Tuesday, February 05, 2008

Obamacans, And Whatever Happened To Dwight Eisenhower?

John wrote last week and wondered when, and why, Republicans stopped respecting the memory of Dwight Eisenhower, and also refers to this article regarding 'Obamacans' - Republicans who like Obama.
I just finished watching the last half of the Republican debate. It was hard for me to keep an open mind about the candidates as I watched McCain and Romney smirk and roll their eyes each time Ron Paul would address issues (that they were afraid to tackle) in a manner that a true conservative from only a generation ago would find completely appropriate. Mike Huckabee at least came across as a good and reasonable person who genuinely listens to others and respects their opinions.

But what struck me as simply bizarre about this debate was the unfettered worshipping of Ronald Reagan, ending the debate with Romney, McCain and Ron Paul all solemnly assuring viewers that Reagan would support their candidacies if he were still alive (again, Huckabee showed some reasonable humility and did not make such unfounded speculations). Clearly, the candidates were acting in this manner because they were in the Reagan Library but was it was also a dramatic reflection of what Bill Maher calls the puzzling deification of Reagan. And it made me wonder: isn't there another republican who they could cite as a great leader?

There are certainly choices out there. Nixon would be too controversial, although his administration did engage in negotiations with nations regarded as less than friendly to the US. And he did some good controlling federal spending. Ford was a good caretaker president who had stong ethics and values. Goldwater was a very principled conservative who, while viewed as an extremist at the time he ran for the presidency, remained true to his conservative principles as real extremists attempted to pander to religious fanatics by eroding the separation of church and state. Of course, everyone wants to claim Lincoln as their own but he is an icon from generations ago when the world was very different--and no living person has any memory of him.
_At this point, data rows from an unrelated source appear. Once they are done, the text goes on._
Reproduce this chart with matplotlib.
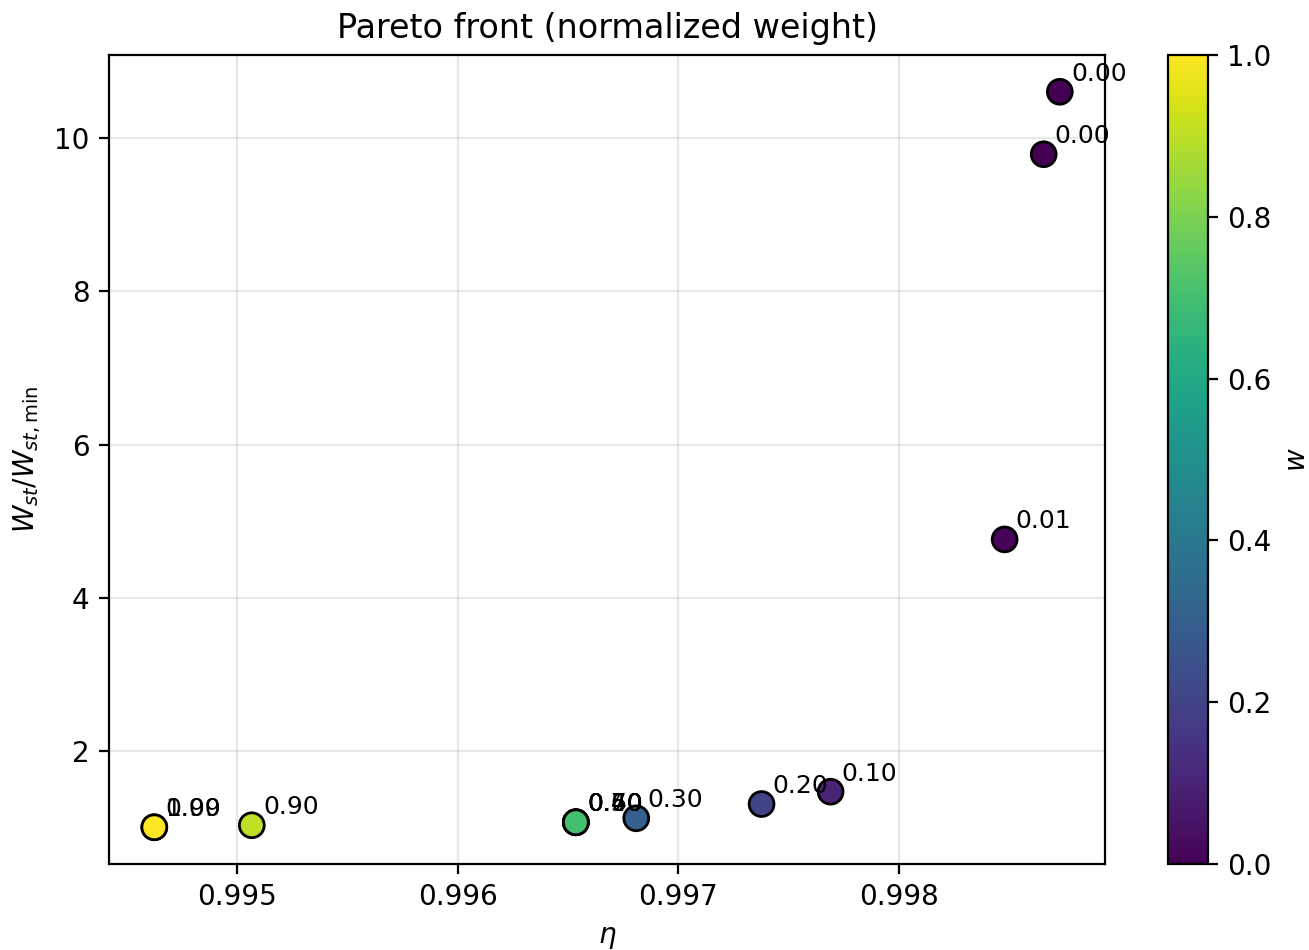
import numpy as np
import matplotlib
matplotlib.use("Agg")
import matplotlib.pyplot as plt

# Pareto front points (weight w, efficiency eta, normalized weight)
w = [0.00, 0.00, 0.01, 0.10, 0.20, 0.30, 0.40, 0.50, 0.60, 0.70, 0.90, 0.99, 1.00]
eta = [0.998730, 0.998657, 0.998480, 0.997691, 0.997378, 0.996810,
       0.996536, 0.996536, 0.996536, 0.996536, 0.995067, 0.994625, 0.994625]
w_norm = [10.603, 9.788, 4.762, 1.470, 1.309, 1.123,
          1.071, 1.071, 1.071, 1.071, 1.032, 1.006, 1.006]

fig = plt.figure(figsize=(6.545, 4.75))
ax = fig.add_axes([0.0833, 0.0905, 0.7609, 0.8516])
cax = fig.add_axes([0.8923, 0.0905, 0.0305, 0.8516])

sc = ax.scatter(eta, w_norm, c=w, cmap="viridis", vmin=0, vmax=1,
                s=80, edgecolors="black", linewidths=1.0, zorder=3)

for wi, x, y in zip(w, eta, w_norm):
    ax.annotate(f"{wi:.2f}", (x, y), textcoords="offset points",
                xytext=(4, 4), fontsize=9)

cbar = fig.colorbar(sc, cax=cax)
cbar.set_label("$w$")

ax.set_xlabel(r"$\eta$")
ax.set_ylabel(r"$W_{st}/W_{st,\mathrm{min}}$")
ax.set_title("Pareto front (normalized weight)")
ax.grid(True, alpha=0.3)

plt.savefig("out.png", dpi=200)
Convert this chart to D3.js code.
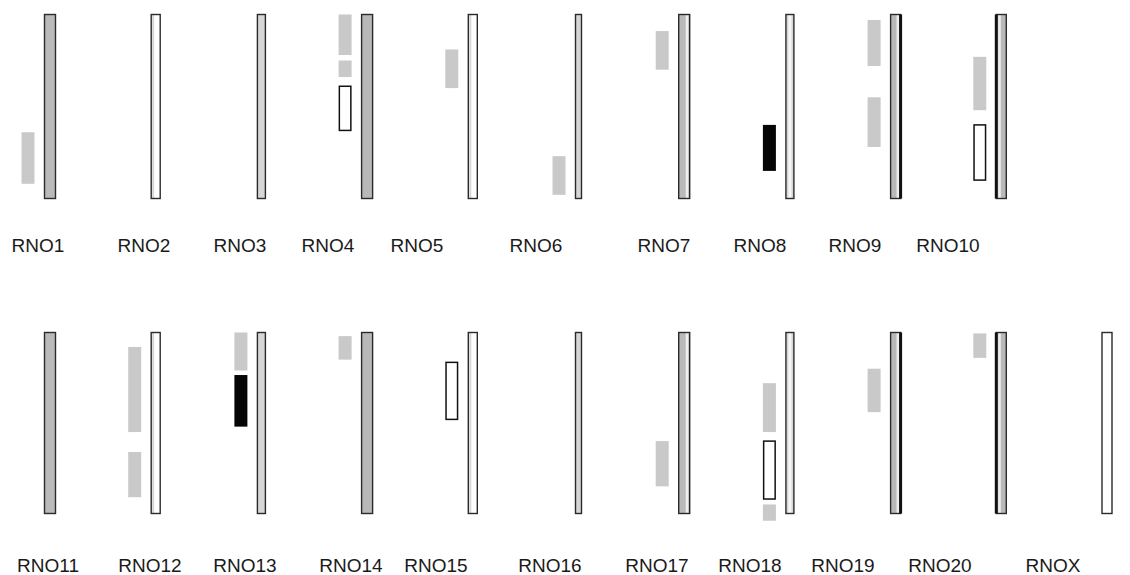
<!DOCTYPE html>
<html>
<head>
<meta charset="utf-8">
<script src="https://cdn.jsdelivr.net/npm/d3@7/dist/d3.min.js"></script>
<style>
  html, body { margin: 0; padding: 0; background: #fff; }
  svg { display: block; }
</style>
</head>
<body>
<script>
// ---- data ----
const row1Chromosomes = ["RNO1","RNO2","RNO3","RNO4","RNO5","RNO6","RNO7","RNO8","RNO9","RNO10"];
const row2Chromosomes = ["RNO11","RNO12","RNO13","RNO14","RNO15","RNO16","RNO17","RNO18","RNO19","RNO20","RNOX"];
// regions along chromosome, in % of chromosome length from top
const grayRegions = [
  {chr:"RNO1", start:64, end:92},
  {chr:"RNO4", start:0, end:22},
  {chr:"RNO4", start:25, end:34},
  {chr:"RNO5", start:19, end:40},
  {chr:"RNO6", start:77, end:98},
  {chr:"RNO7", start:9, end:30},
  {chr:"RNO9", start:3, end:28},
  {chr:"RNO9", start:45, end:72},
  {chr:"RNO10", start:23, end:52},
  {chr:"RNO12", start:8, end:55},
  {chr:"RNO12", start:66, end:91},
  {chr:"RNO13", start:0, end:21},
  {chr:"RNO14", start:2, end:15},
  {chr:"RNO17", start:60, end:85},
  {chr:"RNO18", start:28, end:55},
  {chr:"RNO18", start:95, end:104},
  {chr:"RNO19", start:20, end:44},
  {chr:"RNO20", start:0.5, end:14}
];
const openRegions = [
  {chr:"RNO4", start:39, end:63},
  {chr:"RNO10", start:60, end:90},
  {chr:"RNO15", start:16.5, end:48},
  {chr:"RNO18", start:60, end:92}
];
const blackRegions = [
  {chr:"RNO8", start:60, end:85},
  {chr:"RNO13", start:23.5, end:52}
];

// ---- drawing ----
const W = 1130, H = 575;
const svg = d3.select("body").append("svg").attr("width", W).attr("height", H);

const GRAY = "#b9b9b9", LIGHT = "#d6d6d6", BLOCK = "#c9c9c9";

const colX = d3.scaleLinear().domain([0, 10]).range([50, 1107]);
const rows = [
  {chroms: row1Chromosomes, y: d3.scaleLinear().domain([0, 100]).range([14.5, 198.5]),
   label: d3.scaleLinear().domain([0, 1, 2, 3, 4, 5, 6, 7, 8, 9])
     .range([38, 144, 240, 328, 417, 536, 664, 760, 855, 948]), labelY: 252},
  {chroms: row2Chromosomes, y: d3.scaleLinear().domain([0, 100]).range([332.5, 513.5]),
   label: d3.scaleLinear().domain([0, 1, 2, 3, 4, 5, 6, 7, 8, 9, 10])
     .range([48, 150, 245, 351, 436, 550, 657, 750, 843, 940, 1053]), labelY: 572}
];

// bar style per column position
const colStyle = [
  {w: 11, fill: GRAY},
  {w: 9,  fill: "#fff", strip: "left"},
  {w: 8,  fill: LIGHT},
  {w: 11, fill: GRAY},
  {w: 9,  fill: "#fff", strip: "left"},
  {w: 6,  fill: LIGHT},
  {w: 11, fill: GRAY, strip: "rightWhite"},
  {w: 8,  fill: LIGHT, strip: "centerWhite"},
  {w: 10, fill: GRAY, strip: "rightWhite", thick: "right"},
  {w: 10, fill: GRAY, strip: "leftWhite", thick: "left"},
  {w: 10, fill: "#fff"}
];

const lookup = {};
rows.forEach(r => r.chroms.forEach((c, i) => { lookup[c] = {row: r, col: i}; }));

const BLOCK_W = 13, GAP = 10;

rows.forEach(r => {
  const g = svg.append("g");
  r.chroms.forEach((c, i) => {
    const st = colStyle[i];
    const cx = colX(i);
    const x0 = cx - st.w / 2;
    const y0 = r.y(0), y1 = r.y(100);
    g.append("rect").attr("x", x0).attr("y", y0).attr("width", st.w).attr("height", y1 - y0)
      .attr("fill", st.fill);
    if (st.strip === "left") {
      g.append("rect").attr("x", x0 + 1).attr("y", y0).attr("width", 2).attr("height", y1 - y0)
        .attr("fill", LIGHT);
    } else if (st.strip === "rightWhite") {
      g.append("rect").attr("x", x0 + st.w - 4).attr("y", y0).attr("width", 2.5).attr("height", y1 - y0)
        .attr("fill", "#eeeeee");
    } else if (st.strip === "leftWhite") {
      g.append("rect").attr("x", x0 + 2).attr("y", y0).attr("width", 2.5).attr("height", y1 - y0)
        .attr("fill", "#eeeeee");
    } else if (st.strip === "centerWhite") {
      g.append("rect").attr("x", x0 + 2.5).attr("y", y0).attr("width", st.w - 5).attr("height", y1 - y0)
        .attr("fill", "#f7f7f7");
    }
    g.append("rect").attr("x", x0).attr("y", y0).attr("width", st.w).attr("height", y1 - y0)
      .attr("fill", "none").attr("stroke", "#2a2a2a").attr("stroke-width", 1.4);
    if (st.thick === "right") {
      g.append("line").attr("x1", x0 + st.w).attr("x2", x0 + st.w).attr("y1", y0).attr("y2", y1)
        .attr("stroke", "#111").attr("stroke-width", 3);
    } else if (st.thick === "left") {
      g.append("line").attr("x1", x0).attr("x2", x0).attr("y1", y0).attr("y2", y1)
        .attr("stroke", "#111").attr("stroke-width", 3);
    }
    g.append("text").attr("x", r.label(i)).attr("y", r.labelY)
      .attr("text-anchor", "middle")
      .attr("font-family", "'Liberation Sans', Arial, Helvetica, sans-serif")
      .attr("font-size", 19).attr("fill", "#1a1a1a").text(c);
  });
});

function blockGeom(d) {
  const L = lookup[d.chr];
  const st = colStyle[L.col];
  const right = colX(L.col) - st.w / 2 - GAP;
  return {x: right - BLOCK_W, y: L.row.y(d.start), w: BLOCK_W, h: L.row.y(d.end) - L.row.y(d.start)};
}

svg.append("g").selectAll("rect").data(grayRegions).join("rect")
  .each(function(d) {
    const b = blockGeom(d);
    d3.select(this).attr("x", b.x).attr("y", b.y).attr("width", b.w).attr("height", b.h);
  })
  .attr("fill", BLOCK);

svg.append("g").selectAll("rect").data(openRegions).join("rect")
  .each(function(d) {
    const b = blockGeom(d);
    d3.select(this).attr("x", b.x + 0.75).attr("y", b.y).attr("width", b.w - 1.5).attr("height", b.h);
  })
  .attr("fill", "#fff").attr("stroke", "#111").attr("stroke-width", 1.5);

svg.append("g").selectAll("rect").data(blackRegions).join("rect")
  .each(function(d) {
    const b = blockGeom(d);
    d3.select(this).attr("x", b.x).attr("y", b.y).attr("width", b.w).attr("height", b.h);
  })
  .attr("fill", "#050505");
</script>
</body>
</html>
But what about Eisenhower? Here is a man highly respected by virtually everyone in our parent's generation. A man who was a true military hero whose planning and actions were crucial to the Allied defeat of Nazi Germany. A man who presided over the booming US economy of the 1950's. A man who envisioned and built the interstate highway system, linking the nation in a way that was scarcely imaginable a generation before. A man who, though conflicted about the civil rights struggles beginning in the US, still saw that sending federal troops to enforce a federal court decision integrating schools in Arkansas was the right thing to do. A man who ended on the best possible terms the disastrous war in Korea. A man who controlled the expansionist aims of the Soviet Union with reasonable but not excessive force. And a man who warned in his farewell speech of the dangers of the military industrial complex. He was a president of whom we can all be proud, but it seems that the republicans now have no memory of him.

Contrast Eisenhower with Reagan. Reagan moved the US from the largest creditor nation to the largest debtor nation. He retreated from an ill advised military adventure in Lebanon in the face of heavy losses, thus emboldening Islamic terrorists for at least a generation. In his hatred for the Soviet Union and to settle the score of our loss in Vietnam he gave anti-aircraft missiles to Islamic terrorists, thus creating a breeding ground for later, larger terrorist movements. He discarded the conservative value of fiscal responsibility by cutting taxes and increasing federal spending, leading to a federal deficit four times larger than that left by his predecessor whom he demonized in the presidential campaign for his fiscal recklessness. He authorized the sale of military hardware to a terrorist state and the funds from that sale were used to support a band of outlaws who committed atrocities in Nicaragua. He fantasized about "Libyan hit squads" which never existed. He stood in front of the Israeli Knesset and spoke of his imaginary military service as a wartime photographer during the liberation of the death camps--while such claims were known by the entire world to be completely false.

So I look at the Republican party and just have to ask why in the world do they ignore Eisenhower and worship Reagan. Have they lost all sense of reason so that they see honorable service as somehow quaint and dated while fiscal irresponsibility and the eroding of American economic strength are honorable? Do they see a movie actor as a greater example of leadership than a general who lead the greatest military force in history and later oversaw stability and economic prosperity to our nation?

If this is the true philosophy of Republicans--and it may be, with the purge of virtually all moderates and true conservatives from the party starting in 1980--then they will surely lose the White House and their strength in Congress this year, deservedly so. They may need a few "years in the wilderness" to contemplate the values and leaders that made the republican party great. But are there any voices left within their ranks to tell them the truth? I wonder...
Dwight Eisenhower saw too clearly what would happen to America, I think. He tried, but failed to curtail the growing power of McCarthyite and John Birch conservatives in the Republican Party. He even saw what would happen with the Pentagon - his famous and badly-misunderstood 'Military-Industrial Complex' speech.

I think that conservatives saw Ike as a stumbling block and decided to effectively erase him from Republican Party history. They succeeded. It is up to a new generation of Republican moderates, should they ever appear, to restore the memory of Ike. The Republican Party is now lost, and won't really recover again until it understands its own history, and looks anew to the example of Dwight Eisenhower.